Writing on the wall

Montréal, 2001 © Velibor Božović
Some years ago I stumbled upon an event, here in Montréal; still not sure if it was an art performance or I was early for the exhibition opening and things were still getting finalized, but there was a person working on a large text on the wall. I only stayed for a few minutes and snapped just one photograph.
To this day, I often wonder where the text comes from. Mention Red Army, Berlin and smoking mother in the same paragraph and I become curious. Anyone?
Landscape

Laurentians, 2009 © Velibor Božović
Sometimes it speaks to me but I do not understand it’s language. It is like hearing a beautiful song in a mysterious tongue, a frustrating thrill.
The Radetzky March

The Radetzky March, Montréal, 2002 © Velibor Božović
“Fate had elected him for a special deed. But he then made sure that later times lost all memory of him.”
from the opening paragraph of The Radetzky March by Joseph Roth
“Art world” welcomes an “emerging” “artist” or Battle of quotation marks

Montréal, 2002 © Velibor Božović
Among empty graves

Jewish Cemetery, Chisinau, Moldova, 2003 © Velibor Božović
“It was a beautiful sunny day; there was a pleasant whiff of summer abundance in the bright air; birds were deliriously atwitter. We walked down a narrow path into a vault of greenness and quietude, the light diffused by overleafed trees. The path forked and dead-ended and widened; we wandered inward, deeper and deeper. Some of the gravestones were swallowed by the baroque bushes and ivy; some of them were ruins;
…
Some part of my life ended there, among those empty graves; it was then that I started mourning.
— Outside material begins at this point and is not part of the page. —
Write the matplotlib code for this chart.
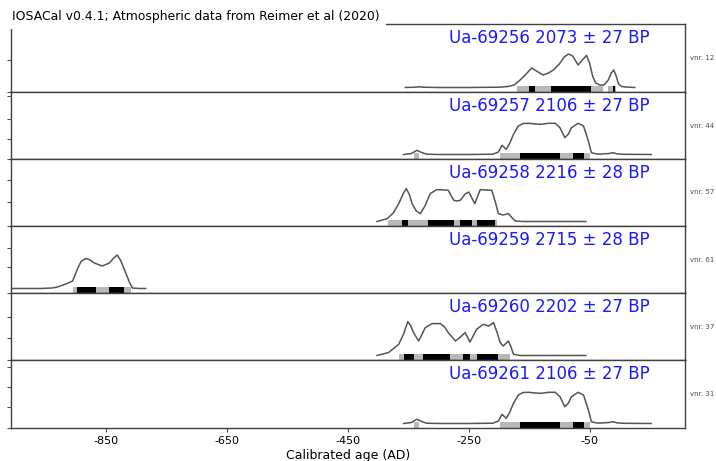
import matplotlib
matplotlib.use("Agg")
import matplotlib.pyplot as plt

# Sample identifiers, radiocarbon ages and side annotations
sample_ids = ["Ua-69256", "Ua-69257", "Ua-69258", "Ua-69259", "Ua-69260", "Ua-69261"]
bp_ages = [2073, 2106, 2216, 2715, 2202, 2106]
bp_errors = [27, 27, 28, 28, 27, 27]
side_labels = ["vnr. 12", "vnr. 44", "vnr. 57", "vnr. 61", "vnr. 37", "vnr. 31"]

# Calibrated probability curves (year AD, relative probability)
years_69256 = [-355, -340, -333, -325, -300, -250, -200, -185, -175, -165, -155, -146, -138,
               -127, -118, -110, -100, -92, -85, -78, -69, -62, -55, -50, -45, -40, -33,
               -26, -19, -14, -10, -6, -2, 3, 10, 25]
prob_69256 = [0.5, 0.8, 1.2, 0.8, 0.5, 0.5, 0.8, 1.5, 3, 8, 14, 20, 17,
              13, 15, 18, 24, 31, 34, 32, 23, 28, 32.6, 25, 12, 5, 3,
              3, 8, 15, 18, 12, 4, 1.5, 1, 0.5]

years_69257 = [-358, -345, -336, -328, -320, -300, -250, -210, -201, -195, -188, -182, -176,
               -168, -160, -150, -140, -130, -118, -107, -99, -91, -85, -80, -69, -60,
               -52, -47, -38, -31, -18, -11, -5, 5, 52]
prob_69257 = [0.5, 1.5, 4.7, 2.5, 0.8, 0.5, 0.5, 0.8, 3, 9.7, 5.7, 12, 20.7,
              29, 31.5, 31.7, 31, 30.7, 31.7, 31.7, 27.3, 17.3, 21, 27.3, 31.7, 29,
              14, 2.3, 1, 1, 1.5, 2.3, 1.2, 0.7, 0.5]

years_69258 = [-402, -385, -375, -366, -358, -353.5, -348, -344, -337, -330, -322, -314,
               -303, -290, -284, -275, -270, -264, -256, -250, -245, -240, -231, -222,
               -212, -206, -201, -193, -184.5, -178, -173, -160, -56]
prob_69258 = [0.5, 3.4, 9, 18.4, 29, 33.4, 27, 18.4, 11, 8.4, 16.7, 28.4,
              32.4, 32, 31.7, 21.7, 21, 21.7, 28, 30, 24, 18.4, 32.4, 32,
              31.7, 20, 8.4, 7, 8.4, 4, 1, 0.5, 0.5]

years_69259 = [-1006, -960, -940, -931, -917, -906, -898, -892, -884, -877, -870, -857,
               -845, -838, -832, -826, -818, -812, -807, -795, -785]
prob_69259 = [0.5, 0.5, 1, 2, 5, 8, 20, 27.6, 30.5, 29, 26, 23,
              26, 31, 34, 28, 16, 7, 1, 0.5, 0.5]

years_69260 = [-402, -383, -366, -358, -351, -346, -341.5, -333, -322, -311, -297, -290,
               -284, -272, -264, -256, -248, -237, -226, -217, -209, -204, -198, -193,
               -184.5, -180, -176, -165, -56]
prob_69260 = [0.5, 3.4, 11.7, 22, 34.4, 30, 23.4, 15, 28.4, 32.4, 32.4, 29,
              23.4, 15, 19, 23.4, 14, 26.7, 31.7, 30, 33.4, 25, 13.4, 10,
              15, 9, 1.7, 0.5, 0.5]

years_69261 = list(years_69257)
prob_69261 = list(prob_69257)

curve_years = [years_69256, years_69257, years_69258, years_69259, years_69260, years_69261]
curve_probs = [prob_69256, prob_69257, prob_69258, prob_69259, prob_69260, prob_69261]

# Highest posterior density ranges (year AD): 95.4 % and 68.2 %
hpd95 = [
    [(-171, -27), (-19, -6)],
    [(-340, -332), (-198, -49)],
    [(-383, -204)],
    [(-906, -810)],
    [(-366, -182)],
    [(-340, -332), (-198, -49)],
]
hpd68 = [
    [(-151, -140), (-114, -47), (-11, -8)],
    [(-165, -99), (-77, -60)],
    [(-361, -350), (-317, -275), (-264, -245), (-237, -207)],
    [(-898, -867), (-846, -821)],
    [(-358, -341), (-325, -281), (-259, -248), (-237, -201)],
    [(-165, -99), (-77, -60)],
]

x_ticks = [-850, -650, -450, -250, -50]

W, H = 716, 461
fig = plt.figure(figsize=(W / 100, H / 100), dpi=100)

edges = [24, 92, 159, 226, 293, 360, 428]
left, right = 11, 685
yticks = [[-4, 28, 60], [-4, 16, 36, 59], [-4, 20, 42], [-4, 22, 41],
          [-4, 18, 39], [-4, 17, 37, 57]]

n = len(sample_ids)
for i in range(n):
    top, bot = edges[i], edges[i + 1]
    ax = fig.add_axes([left / W, 1 - bot / H, (right - left) / W, (bot - top) / H])
    ax.set_xlim(-1008, 108)
    ax.set_ylim(-4, (bot - top) - 4)

    for a, b in hpd95[i]:
        ax.axvspan(a, b, ymin=0.0, ymax=0.09, facecolor="0.72", edgecolor="none", zorder=1)
    for a, b in hpd68[i]:
        ax.axvspan(a, b, ymin=0.0, ymax=0.09, facecolor="black", edgecolor="none", zorder=1.5)

    ax.plot(curve_years[i], curve_probs[i], color="#555555", lw=1.1, zorder=2)

    ax.text(0.948, 0.72, f"{sample_ids[i]} {bp_ages[i]} \u00b1 {bp_errors[i]} BP",
            transform=ax.transAxes, ha="right", va="baseline", color="#1a1aff", fontsize=12)
    ax.text(1.008, 0.5, side_labels[i], transform=ax.transAxes, ha="left", va="center",
            fontsize=5, color="0.3", clip_on=False)

    ax.set_yticks(yticks[i])
    ax.set_yticklabels([])
    ax.tick_params(axis="y", length=3, width=0.8, color="0.3")
    for s in ax.spines.values():
        s.set_color("0.25")
        s.set_linewidth(1.0)

    if i < n - 1:
        ax.set_xticks([])
    else:
        ax.set_xticks(x_ticks)
        ax.set_xticklabels([str(t) for t in x_ticks], fontsize=8)
        ax.tick_params(axis="x", length=3, width=0.8, color="0.3", pad=3)
        ax.set_xlabel("Calibrated age (AD)", fontsize=9, labelpad=2)

fig.text(12 / W, 1 - 20 / H, "IOSACal v0.4.1; Atmospheric data from Reimer et al (2020)",
         fontsize=8.9, ha="left", va="baseline", zorder=10,
         bbox=dict(facecolor="white", edgecolor="none", pad=4.5))

fig.savefig("out.png", dpi=100)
I can tell you that now, now that there is little but mourning.”
from The Lazarus Project by Aleksandar Hemon

Jewish Cemetery, Chisinau, Moldova, 2003 © Velibor Božović
Already 6 years have passed since Hemon and I traveled Eastern Europe searching and researching for The Lazarus Project and i still find negatives that I completely overlooked in the first ‘elimination’ round. But Sasha, somehow, kept images in his memory, and, years later, wrote about them.
Ghost photographer

Montréal, 2009 © Velibor Božović
My memory doesn’t serve me well. But, when looking over my contact sheets I can almost always recall the situation when I made the exposure, even if it’d happened years ago.
Few days ago I developed a few rolls of film that I shot earlier this year. The image above was a lonely one in the middle of the contact sheet and I can’t remember anything about it. Nothing prior or after this image gives any clues, as if a ghost photographer accompanied me on that day.
With my own eyes instead
No image © by Velibor Božović
It’s been a terribly long time since I traveled away from home without bringing my camera(s) and photographing everything that caught my eye. Not that there is everything wrong with taking photographs while traveling, it’s what I do with passion, but it seems I had to rediscover the feeling of looking at the world with my own eyes rather then framing it through the viewfinder.
This summer my family made two trips and I routinely packed my equipment, only upon return to realize I did not make a single frame, not even once I pulled my camera from the bag and carried it with me. During our walks my hands were free to rest in my pockets, or around my wife’s shoulder, or my children’s. My eyes were busy as always, but the range was infinite, the frame size was as big as my field of vision. There is no film or pixels, only the memory and when it dies, it is gone forever.